The province also has some of the highest child-poverty rates, Morgan says, and the number of people reported missing continues to grow each year. She’s also worried a new “block funding” arrangement between child-welfare agencies and the provincial government resulted in cuts to services.
“You have a lot of young people that are suffering.”
Families Minister Heather Stefanson says the province has been working to improve the supports that failed Tina, particularly Child and Family Services.
“We’ve made some progress, but recognize there’s still more to do in collaboration with the CFS authorities,” Stefanson said in an emailed statement.
Daphne Penrose, Manitoba’s advocate for children and youth, released a report in March into Tina’s death. She found the teen’s struggles didn’t exist in a vacuum and made five recommendations touching on justice, education, mental health and child welfare.
A government working group is tracking progress on the recommendations.
Stephanson’s department said in an email that there have been investments in addictions, mental-health services and sexual exploitation responses for vulnerable youth and adults. A poverty reduction strategy was announced in March and work continues to build and enhance safety nets where kids need them most.
Penrose says there haven’t been enough improvements to ensure no other child meets Tina’s fate. Penrose is especially concerned by a rapid increase in the number of children and youth addicted to drugs, specifically methamphetamine.
“We see them walk in the office all the time,” she says.
Winnipeg’s police chief has said there’s a meth crisis in the city and has called for more safe shelters and detox units.
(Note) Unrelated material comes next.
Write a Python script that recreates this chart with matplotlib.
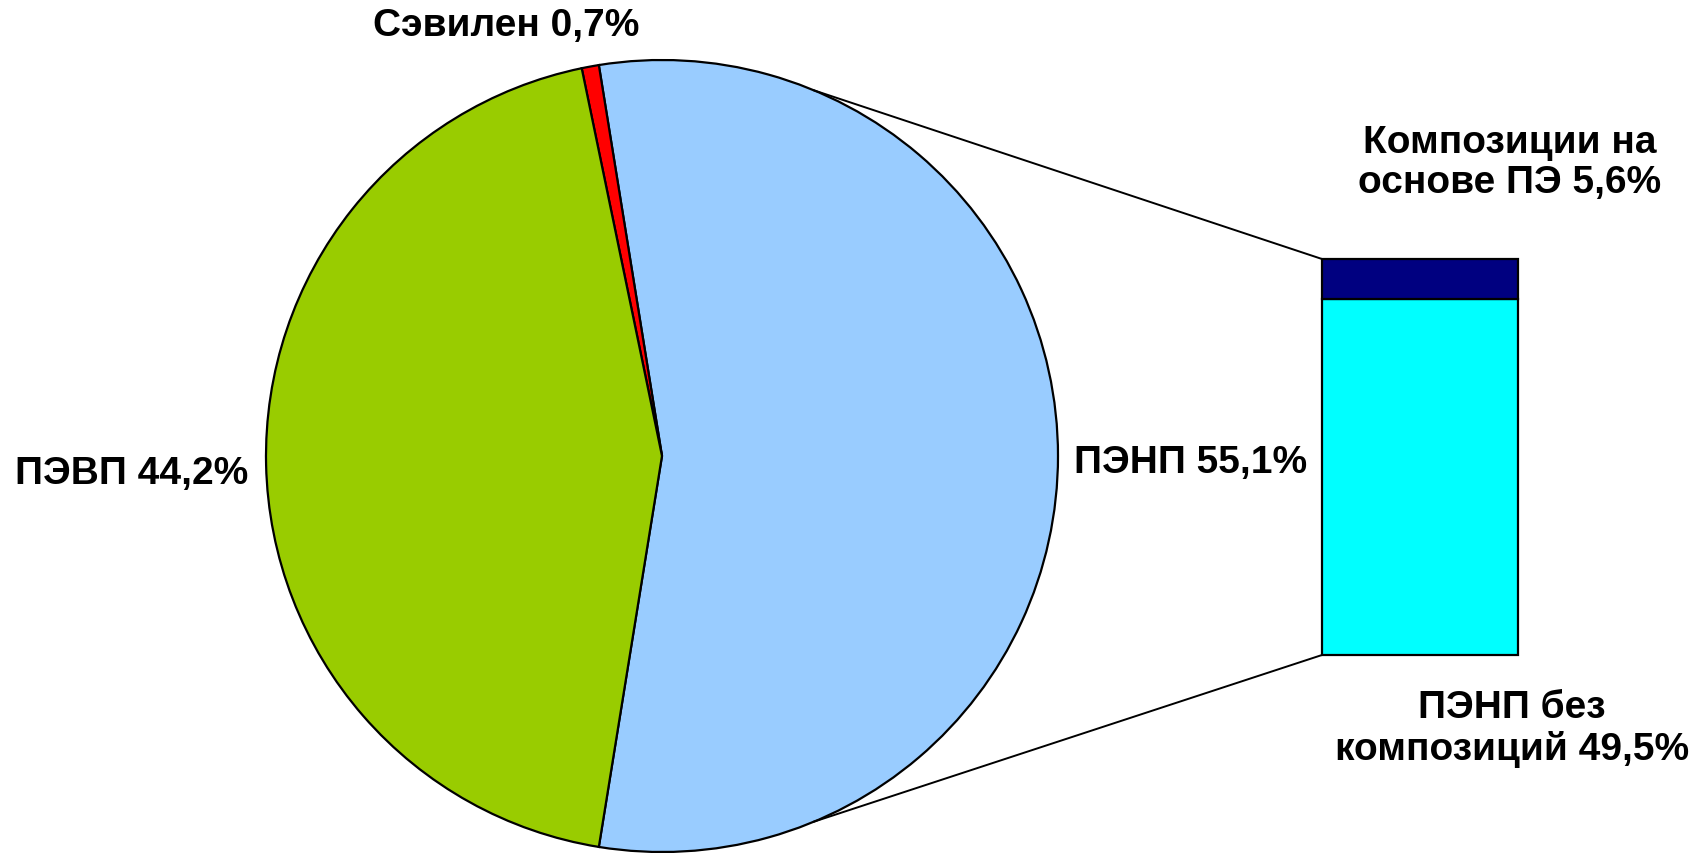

The Bear Clan Patrol has picked up more than 60,000 needles so far this year, a stark increase from 40,000 in all of 2018.
The Addictions Foundation of Manitoba says meth use has increased by more than 100 per cent in adults and nearly 50 per cent in youth since 2014.
The foundation is adapting to the needs of children, Penrose says, but more needs to be more done to help people where they are and when they ask for it.
The resilient spirit and community responses to Tina’s death amid a growing addiction crisis has been inspiring, Penrose adds. But it’s not just a problem for child-welfare agencies, police or First Nations — every single person must step in to help.
“How are we going to make sure that kids get their rights?” she asks.
“Their right to life. Their right to thrive and survive. Their right to health services. Their right to all of those rights that they get just for being alive.”